** START DATA SECTION **

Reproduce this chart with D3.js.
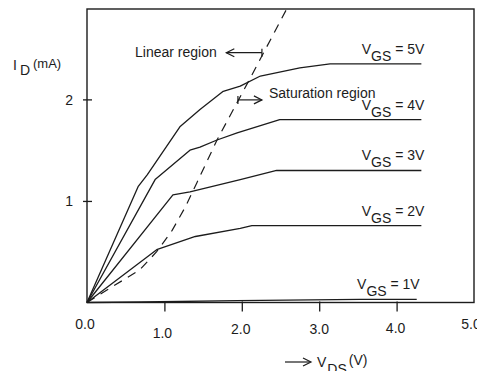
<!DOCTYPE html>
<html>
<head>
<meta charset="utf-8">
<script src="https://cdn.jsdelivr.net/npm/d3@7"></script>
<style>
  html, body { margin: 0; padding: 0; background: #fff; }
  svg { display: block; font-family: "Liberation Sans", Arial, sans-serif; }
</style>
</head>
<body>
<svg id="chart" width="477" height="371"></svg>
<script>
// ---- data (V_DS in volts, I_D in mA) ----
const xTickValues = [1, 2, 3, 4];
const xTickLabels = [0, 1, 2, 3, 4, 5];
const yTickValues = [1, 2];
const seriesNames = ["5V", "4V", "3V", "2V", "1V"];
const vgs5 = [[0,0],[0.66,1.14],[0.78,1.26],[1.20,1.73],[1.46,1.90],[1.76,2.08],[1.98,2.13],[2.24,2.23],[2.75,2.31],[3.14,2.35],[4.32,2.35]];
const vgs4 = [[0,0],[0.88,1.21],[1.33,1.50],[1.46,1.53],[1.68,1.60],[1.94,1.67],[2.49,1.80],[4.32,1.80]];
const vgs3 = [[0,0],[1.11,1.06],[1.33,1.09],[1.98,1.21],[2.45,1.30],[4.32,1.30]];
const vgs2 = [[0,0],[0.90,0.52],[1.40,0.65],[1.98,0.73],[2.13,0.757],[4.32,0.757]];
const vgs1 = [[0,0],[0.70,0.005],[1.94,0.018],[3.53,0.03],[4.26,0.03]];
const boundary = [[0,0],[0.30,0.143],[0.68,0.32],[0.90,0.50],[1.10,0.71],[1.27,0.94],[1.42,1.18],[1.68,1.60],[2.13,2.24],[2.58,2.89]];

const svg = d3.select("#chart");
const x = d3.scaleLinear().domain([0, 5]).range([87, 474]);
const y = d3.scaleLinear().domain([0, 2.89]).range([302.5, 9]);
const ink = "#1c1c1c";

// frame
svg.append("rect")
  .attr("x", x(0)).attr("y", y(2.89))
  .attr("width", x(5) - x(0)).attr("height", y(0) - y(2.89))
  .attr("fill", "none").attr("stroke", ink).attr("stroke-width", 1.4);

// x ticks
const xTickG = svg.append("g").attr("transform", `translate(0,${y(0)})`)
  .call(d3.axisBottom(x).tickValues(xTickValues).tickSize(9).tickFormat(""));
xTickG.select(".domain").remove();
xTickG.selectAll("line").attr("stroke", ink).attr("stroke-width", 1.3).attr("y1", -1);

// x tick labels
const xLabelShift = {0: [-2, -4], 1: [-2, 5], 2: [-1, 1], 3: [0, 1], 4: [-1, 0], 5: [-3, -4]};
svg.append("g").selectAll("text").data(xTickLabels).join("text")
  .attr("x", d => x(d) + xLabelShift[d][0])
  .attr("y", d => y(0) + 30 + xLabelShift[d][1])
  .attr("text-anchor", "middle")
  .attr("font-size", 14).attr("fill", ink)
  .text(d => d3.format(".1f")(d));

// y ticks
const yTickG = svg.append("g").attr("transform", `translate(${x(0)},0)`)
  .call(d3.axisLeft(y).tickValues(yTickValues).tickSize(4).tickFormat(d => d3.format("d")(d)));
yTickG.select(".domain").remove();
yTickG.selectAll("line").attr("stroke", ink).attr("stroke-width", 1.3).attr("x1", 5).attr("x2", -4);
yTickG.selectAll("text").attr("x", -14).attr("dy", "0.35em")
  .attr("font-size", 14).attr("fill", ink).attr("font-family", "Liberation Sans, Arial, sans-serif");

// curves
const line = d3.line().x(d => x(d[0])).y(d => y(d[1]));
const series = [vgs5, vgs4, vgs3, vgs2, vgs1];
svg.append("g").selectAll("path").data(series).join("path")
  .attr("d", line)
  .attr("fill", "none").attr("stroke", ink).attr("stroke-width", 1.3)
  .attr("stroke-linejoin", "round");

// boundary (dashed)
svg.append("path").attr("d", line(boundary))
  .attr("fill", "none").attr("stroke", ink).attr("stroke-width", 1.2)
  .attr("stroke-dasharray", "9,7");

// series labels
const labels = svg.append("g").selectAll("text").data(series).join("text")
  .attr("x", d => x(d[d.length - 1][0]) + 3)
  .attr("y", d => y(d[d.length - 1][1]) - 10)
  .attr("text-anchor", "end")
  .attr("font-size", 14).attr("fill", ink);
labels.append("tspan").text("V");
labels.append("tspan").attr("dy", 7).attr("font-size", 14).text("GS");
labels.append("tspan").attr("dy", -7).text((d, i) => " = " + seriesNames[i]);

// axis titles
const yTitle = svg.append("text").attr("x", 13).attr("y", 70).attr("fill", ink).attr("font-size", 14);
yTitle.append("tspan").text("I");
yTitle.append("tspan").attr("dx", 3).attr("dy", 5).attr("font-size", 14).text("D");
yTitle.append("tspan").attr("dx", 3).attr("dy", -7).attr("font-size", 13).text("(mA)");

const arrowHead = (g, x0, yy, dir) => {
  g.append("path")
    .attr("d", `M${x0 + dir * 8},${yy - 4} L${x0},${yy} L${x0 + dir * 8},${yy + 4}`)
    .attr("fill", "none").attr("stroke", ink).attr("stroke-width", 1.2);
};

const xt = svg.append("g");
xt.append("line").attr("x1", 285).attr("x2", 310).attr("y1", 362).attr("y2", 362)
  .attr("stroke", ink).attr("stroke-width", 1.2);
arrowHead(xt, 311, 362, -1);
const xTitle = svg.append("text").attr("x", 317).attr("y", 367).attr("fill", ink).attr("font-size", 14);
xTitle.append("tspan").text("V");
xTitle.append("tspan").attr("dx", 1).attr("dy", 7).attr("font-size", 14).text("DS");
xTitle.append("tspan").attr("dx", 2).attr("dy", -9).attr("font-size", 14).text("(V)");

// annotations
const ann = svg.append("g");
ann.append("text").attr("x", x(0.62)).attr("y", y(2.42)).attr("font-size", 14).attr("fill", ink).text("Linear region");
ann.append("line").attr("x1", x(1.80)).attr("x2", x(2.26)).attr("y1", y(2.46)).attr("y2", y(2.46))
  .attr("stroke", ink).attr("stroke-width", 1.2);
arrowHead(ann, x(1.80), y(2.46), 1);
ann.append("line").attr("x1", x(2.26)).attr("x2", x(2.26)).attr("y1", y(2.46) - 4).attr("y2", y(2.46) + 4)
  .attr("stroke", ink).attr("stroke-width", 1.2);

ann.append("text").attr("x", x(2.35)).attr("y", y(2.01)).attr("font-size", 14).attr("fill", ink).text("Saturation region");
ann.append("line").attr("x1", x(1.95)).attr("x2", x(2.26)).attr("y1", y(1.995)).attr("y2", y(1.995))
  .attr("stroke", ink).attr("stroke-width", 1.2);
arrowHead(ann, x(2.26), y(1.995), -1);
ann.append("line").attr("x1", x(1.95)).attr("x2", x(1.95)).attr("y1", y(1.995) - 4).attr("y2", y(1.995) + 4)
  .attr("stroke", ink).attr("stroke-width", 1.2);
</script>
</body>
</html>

** END DATA SECTION **

▶ [WHAT YOU SHOULD DO] Reproduce the data verbatim. Do not carry any picture into the copy.

▶ [COMPLETED EXERCISE]
Reproduce this chart with D3.js.
<!DOCTYPE html>
<html>
<head>
<meta charset="utf-8">
<script src="https://cdn.jsdelivr.net/npm/d3@7"></script>
<style>
  html, body { margin: 0; padding: 0; background: #fff; }
  svg { display: block; font-family: "Liberation Sans", Arial, sans-serif; }
</style>
</head>
<body>
<svg id="chart" width="477" height="371"></svg>
<script>
// ---- data (V_DS in volts, I_D in mA) ----
const xTickValues = [1, 2, 3, 4];
const xTickLabels = [0, 1, 2, 3, 4, 5];
const yTickValues = [1, 2];
const seriesNames = ["5V", "4V", "3V", "2V", "1V"];
const vgs5 = [[0,0],[0.66,1.14],[0.78,1.26],[1.20,1.73],[1.46,1.90],[1.76,2.08],[1.98,2.13],[2.24,2.23],[2.75,2.31],[3.14,2.35],[4.32,2.35]];
const vgs4 = [[0,0],[0.88,1.21],[1.33,1.50],[1.46,1.53],[1.68,1.60],[1.94,1.67],[2.49,1.80],[4.32,1.80]];
const vgs3 = [[0,0],[1.11,1.06],[1.33,1.09],[1.98,1.21],[2.45,1.30],[4.32,1.30]];
const vgs2 = [[0,0],[0.90,0.52],[1.40,0.65],[1.98,0.73],[2.13,0.757],[4.32,0.757]];
const vgs1 = [[0,0],[0.70,0.005],[1.94,0.018],[3.53,0.03],[4.26,0.03]];
const boundary = [[0,0],[0.30,0.143],[0.68,0.32],[0.90,0.50],[1.10,0.71],[1.27,0.94],[1.42,1.18],[1.68,1.60],[2.13,2.24],[2.58,2.89]];

const svg = d3.select("#chart");
const x = d3.scaleLinear().domain([0, 5]).range([87, 474]);
const y = d3.scaleLinear().domain([0, 2.89]).range([302.5, 9]);
const ink = "#1c1c1c";

// frame
svg.append("rect")
  .attr("x", x(0)).attr("y", y(2.89))
  .attr("width", x(5) - x(0)).attr("height", y(0) - y(2.89))
  .attr("fill", "none").attr("stroke", ink).attr("stroke-width", 1.4);

// x ticks
const xTickG = svg.append("g").attr("transform", `translate(0,${y(0)})`)
  .call(d3.axisBottom(x).tickValues(xTickValues).tickSize(9).tickFormat(""));
xTickG.select(".domain").remove();
xTickG.selectAll("line").attr("stroke", ink).attr("stroke-width", 1.3).attr("y1", -1);

// x tick labels
const xLabelShift = {0: [-2, -4], 1: [-2, 5], 2: [-1, 1], 3: [0, 1], 4: [-1, 0], 5: [-3, -4]};
svg.append("g").selectAll("text").data(xTickLabels).join("text")
  .attr("x", d => x(d) + xLabelShift[d][0])
  .attr("y", d => y(0) + 30 + xLabelShift[d][1])
  .attr("text-anchor", "middle")
  .attr("font-size", 14).attr("fill", ink)
  .text(d => d3.format(".1f")(d));

// y ticks
const yTickG = svg.append("g").attr("transform", `translate(${x(0)},0)`)
  .call(d3.axisLeft(y).tickValues(yTickValues).tickSize(4).tickFormat(d => d3.format("d")(d)));
yTickG.select(".domain").remove();
yTickG.selectAll("line").attr("stroke", ink).attr("stroke-width", 1.3).attr("x1", 5).attr("x2", -4);
yTickG.selectAll("text").attr("x", -14).attr("dy", "0.35em")
  .attr("font-size", 14).attr("fill", ink).attr("font-family", "Liberation Sans, Arial, sans-serif");

// curves
const line = d3.line().x(d => x(d[0])).y(d => y(d[1]));
const series = [vgs5, vgs4, vgs3, vgs2, vgs1];
svg.append("g").selectAll("path").data(series).join("path")
  .attr("d", line)
  .attr("fill", "none").attr("stroke", ink).attr("stroke-width", 1.3)
  .attr("stroke-linejoin", "round");

// boundary (dashed)
svg.append("path").attr("d", line(boundary))
  .attr("fill", "none").attr("stroke", ink).attr("stroke-width", 1.2)
  .attr("stroke-dasharray", "9,7");

// series labels
const labels = svg.append("g").selectAll("text").data(series).join("text")
  .attr("x", d => x(d[d.length - 1][0]) + 3)
  .attr("y", d => y(d[d.length - 1][1]) - 10)
  .attr("text-anchor", "end")
  .attr("font-size", 14).attr("fill", ink);
labels.append("tspan").text("V");
labels.append("tspan").attr("dy", 7).attr("font-size", 14).text("GS");
labels.append("tspan").attr("dy", -7).text((d, i) => " = " + seriesNames[i]);

// axis titles
const yTitle = svg.append("text").attr("x", 13).attr("y", 70).attr("fill", ink).attr("font-size", 14);
yTitle.append("tspan").text("I");
yTitle.append("tspan").attr("dx", 3).attr("dy", 5).attr("font-size", 14).text("D");
yTitle.append("tspan").attr("dx", 3).attr("dy", -7).attr("font-size", 13).text("(mA)");

const arrowHead = (g, x0, yy, dir) => {
  g.append("path")
    .attr("d", `M${x0 + dir * 8},${yy - 4} L${x0},${yy} L${x0 + dir * 8},${yy + 4}`)
    .attr("fill", "none").attr("stroke", ink).attr("stroke-width", 1.2);
};

const xt = svg.append("g");
xt.append("line").attr("x1", 285).attr("x2", 310).attr("y1", 362).attr("y2", 362)
  .attr("stroke", ink).attr("stroke-width", 1.2);
arrowHead(xt, 311, 362, -1);
const xTitle = svg.append("text").attr("x", 317).attr("y", 367).attr("fill", ink).attr("font-size", 14);
xTitle.append("tspan").text("V");
xTitle.append("tspan").attr("dx", 1).attr("dy", 7).attr("font-size", 14).text("DS");
xTitle.append("tspan").attr("dx", 2).attr("dy", -9).attr("font-size", 14).text("(V)");

// annotations
const ann = svg.append("g");
ann.append("text").attr("x", x(0.62)).attr("y", y(2.42)).attr("font-size", 14).attr("fill", ink).text("Linear region");
ann.append("line").attr("x1", x(1.80)).attr("x2", x(2.26)).attr("y1", y(2.46)).attr("y2", y(2.46))
  .attr("stroke", ink).attr("stroke-width", 1.2);
arrowHead(ann, x(1.80), y(2.46), 1);
ann.append("line").attr("x1", x(2.26)).attr("x2", x(2.26)).attr("y1", y(2.46) - 4).attr("y2", y(2.46) + 4)
  .attr("stroke", ink).attr("stroke-width", 1.2);

ann.append("text").attr("x", x(2.35)).attr("y", y(2.01)).attr("font-size", 14).attr("fill", ink).text("Saturation region");
ann.append("line").attr("x1", x(1.95)).attr("x2", x(2.26)).attr("y1", y(1.995)).attr("y2", y(1.995))
  .attr("stroke", ink).attr("stroke-width", 1.2);
arrowHead(ann, x(2.26), y(1.995), -1);
ann.append("line").attr("x1", x(1.95)).attr("x2", x(1.95)).attr("y1", y(1.995) - 4).attr("y2", y(1.995) + 4)
  .attr("stroke", ink).attr("stroke-width", 1.2);
</script>
</body>
</html>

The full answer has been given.